Lad: Good Morning. First tell me the origin of your unusual name.
TC:
You mean Trouser? Well, when I was a little tweet, we was cockeyed poor. I slept in one leg of a pair of my Daddy’s overalls-you know, like a sleeping bag. Mama called me the Trouser Boy. Reckon now that’s my name.

Lad: Tell me what you remember most about Low Melody Farm and your childhood.
TC:
Daddy believed that a kid oughta have chores, like a list of regular things to do. You couldn’t play or fiddle around until that list got checked off. And you couldn’t cheat-Daddy had a copy of the list in his bib all times.
TC sighs. But mostly it was a good childhood. Full of adventures. I pretty much played by myself. Didn’t like the little Neds-the Townies I mean. I rather play sticks than townie games.

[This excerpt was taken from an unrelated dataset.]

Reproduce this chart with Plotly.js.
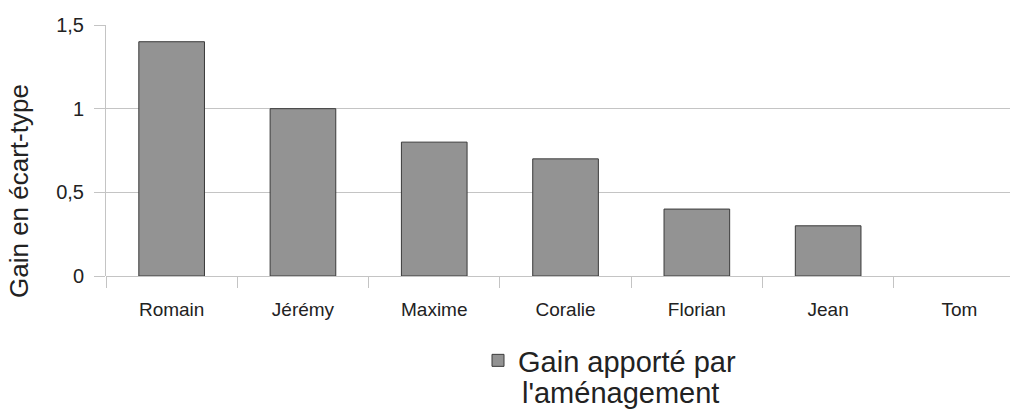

Lad: Sticks? What is that?
TC:
Sticks is when you cut a small pole about a yard high. And you find other poles in the woods and they smack each other. The pole that breaks loses. But if you be careful, like pick a persimmon pole, you can whup every other stick.

Lad: Okay, Now about that story you told in the book ‘Odie Dodie’. What do you think the tale about Ferro and the fishes is really all about? Is there a moral or lesson to that story you wanted readers to learn---a special message?
TC:
In my head I followed some kind of direction that I wasn’t in control of. It was a dream, but not really a dream. Because I rode that tractor down to Caddo Creek just like the story says. I didn’t make that up.

Lad: But in the tale you tell of sleeping by the Iron Ore Pond and waking up after what was a long rest, reciting the tale of the fishes.
TC:
But in that dream it actually happened. I came swooning out of my body. My body was at Iron Ore Pond, and my figment was on the 8-N Tractor, like I said. I was with Ferro and the Fishes on their ride to Progunder.
If you read the story again, you will recognize that it is the Good Book tale of Exodus. The fishes are freed and they follow their new leader. But they forsake him later, and they all die.

Lad: Is that the fate of mankind today?
TC:
I look around and I see the merriment and the frolic, and the forgettin’ of the rules. I think that is what happens when things get too good and nobody has a chores list. Also, you surprisingly can learn that the leader is just plain wrong. Yep, leaders sometimes hear the wrong drummer, but there ain’t no one there that can tell them anything, because, well, they are the Deciders.

Lad: But in the end, the faithful fishes all die. Is that what all of us can expect?
TC:
'Spose so. The big Ten-Star General Julius Caesar was the best leader of all the big wars of the Roman World. But even he learned there was a fiddler to be paid.

Lad: And what was that?
TC:
There was a simple but trusted scribe that whispered in his ear the warning, that ’All Glory is Fleeting.’ Then look what happened to Rome.

Lad: We could all learn from that. But to sum up, what is the best lesson we can learn from the fate of the fishes at Progunder?
TC:
That singing man Bob Dylan had it right. Do you know what he said?

Lad: Not actually.
TC:
He wrote these words once: He said, ‘Don’t follow leaders. Watch your parking meters.’
So I trustes, I mostly obeys, and I serves my chores list. But I keep one eye squinted in case the Deciders is wrong.